This is precisely why Sathya Saran's collection acquires a certain relevance. True, the author cannot match the distinctive style of someone like Hariharan. But she is, without question, a fine writer capable of handling this form of storytelling with adequate ease and competence.
The characters spawned by Saran's creative imagination are ordinary human beings; the plots quite often bridge the chasm between the explicitly real and the startlingly surreal. Frequently, the climactic twists leave the reader with a feeling of surprise just as the plots seem to be moving in.
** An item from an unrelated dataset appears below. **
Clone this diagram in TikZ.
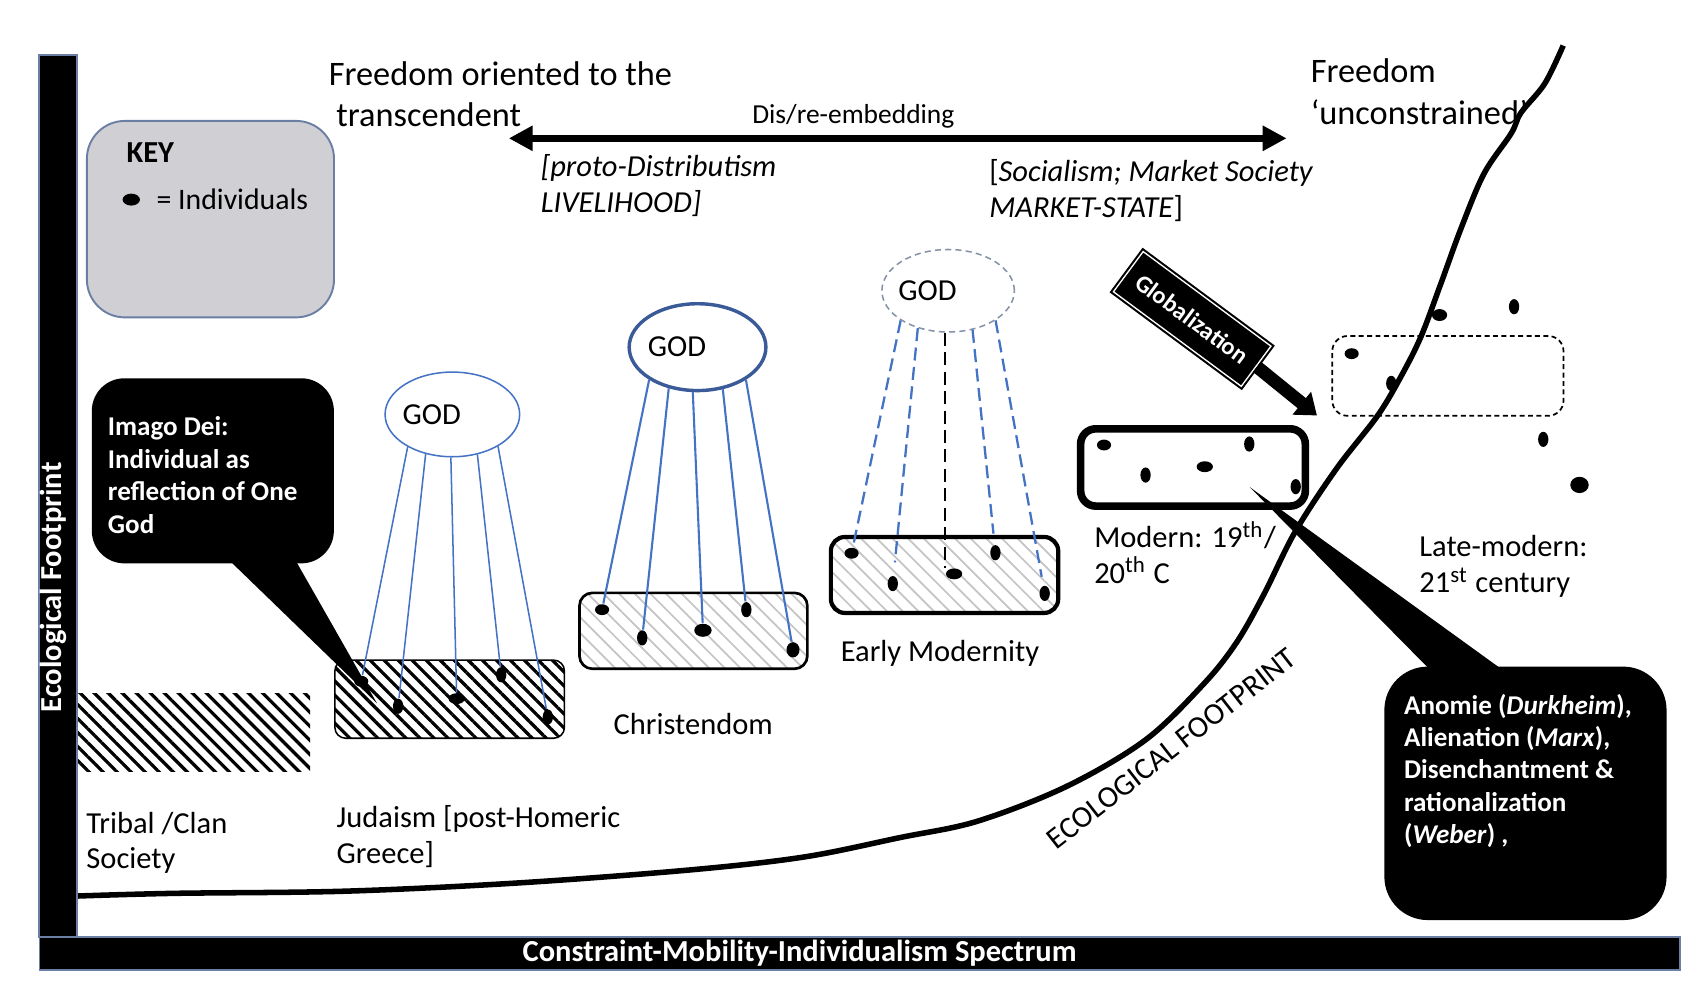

In Rendezvous, arguably the best story in the collection, two young lovers meet each other at a scheduled junction. Jennifer, the young man's subject of infatuation who had died, lies buried in a grave close by. So, was that the reason why he chose to meet his girlfriend in this secluded spot? Penning the tale's climax, Saran writes: "She laughed a throaty laugh...twined her fingers firmly around my hand...and moved alongside. 'Yes,' she said. But not Sheila. Jennifer." The sudden turnaround encapsulates Saran's approach to storytelling. Most of the time, she is involved in depicting circumstantial oddities in a common man's life. Love, awe, yearning, despair—her characters are emotional people who journey through their lives in an indistinct fashion till events overtake them.
What's most important: the author seems a cautious practitioner remarkably aware of her virtues and limitations as a storyteller. Her short stories aren't casually executed ventures, the plots involve a lot of conscious craftsmanship, making the collection more than merely readable.